The event was attended by Pardee School faculty and students and began with a talk by Keller on the history of the Cold War in Mexico. Keller’s talk was followed by a question and answer session with students and faculty.

Mexico’s Cold War examines the history of the Cold War in Mexico and Mexico in the Cold War. Mexico did in fact suffer from the political and social turbulence that characterized the Cold War era in general, and by maintaining relations with Cuba it played a unique, and heretofore overlooked, role in the hemispheric Cold War.

“Mexico’s Cold War was a multi-sided, geopolitical and local confrontation over all sorts of questions on ideology, economics, culture, citizenship and security,” Keller said. “In Mexico specifically, a lot of these struggles centered around the legacy of the Mexican revolution of 1910, which looms so large even today over Mexican politics.”

Keller discussed her motivation for writing Mexico’s Cold War, and how the book fills in the gaps in previous histories of the Cold War in Latin America. 

“I decided to this project because other histories of the Cold War in general or the Cold War in Latin America tended to overlook Mexico,” Keller said. “They tend to portray Mexico as being very stable, very peaceful and they kind of bought into this myth of Mexico as a ‘democracy.’ Not completely a democracy, but there was this idea that Mexico was stable and that the Cold War didn’t really happen there. Of course it did, it was an important moment in Mexican history and Mexico did play an important role in the wider Cold War in Latin America.”

According to Keller, the Cold War in Mexico was not the direct result of the fallout of World War II, but as a consequence of the Cuban Revolution in 1959.

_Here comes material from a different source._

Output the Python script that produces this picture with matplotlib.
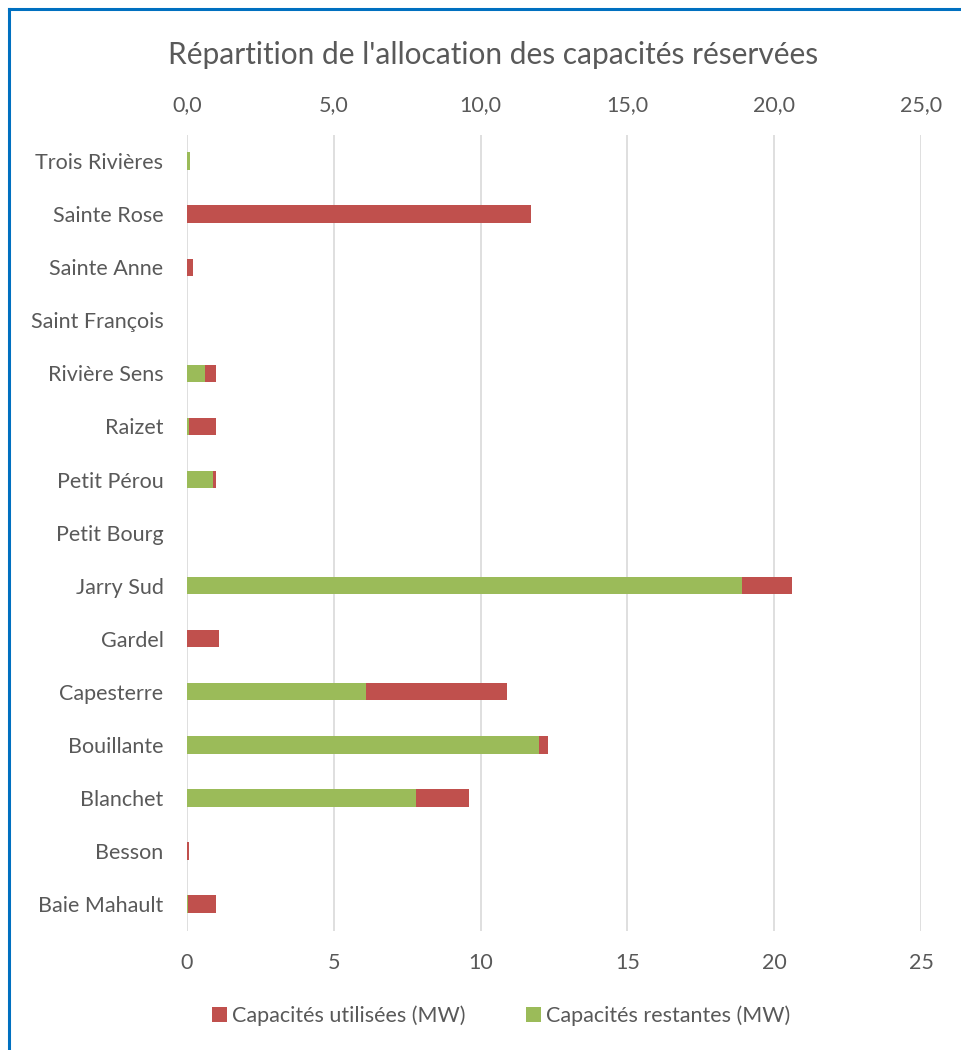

“In Mexico what was different was the Cold War began not in the years following World War II, but really as a result of the Cuban Revolution,” Keller said. “The Cuban Revolution was what really sparked Mexico’s Cold War because Fidel Castro’s triumph over a dictatorial regime really resonated in Mexico and it was really the first successful revolution since the Mexican Revolution.”

Renata Keller’s research and teaching interests focus on Latin American history, particularly the connections between foreign and domestic politics, the dynamics of the Cold War, and U.S. relations with Latin America. She has special expertise in Mexican, Cuban, Chilean, and Argentine history.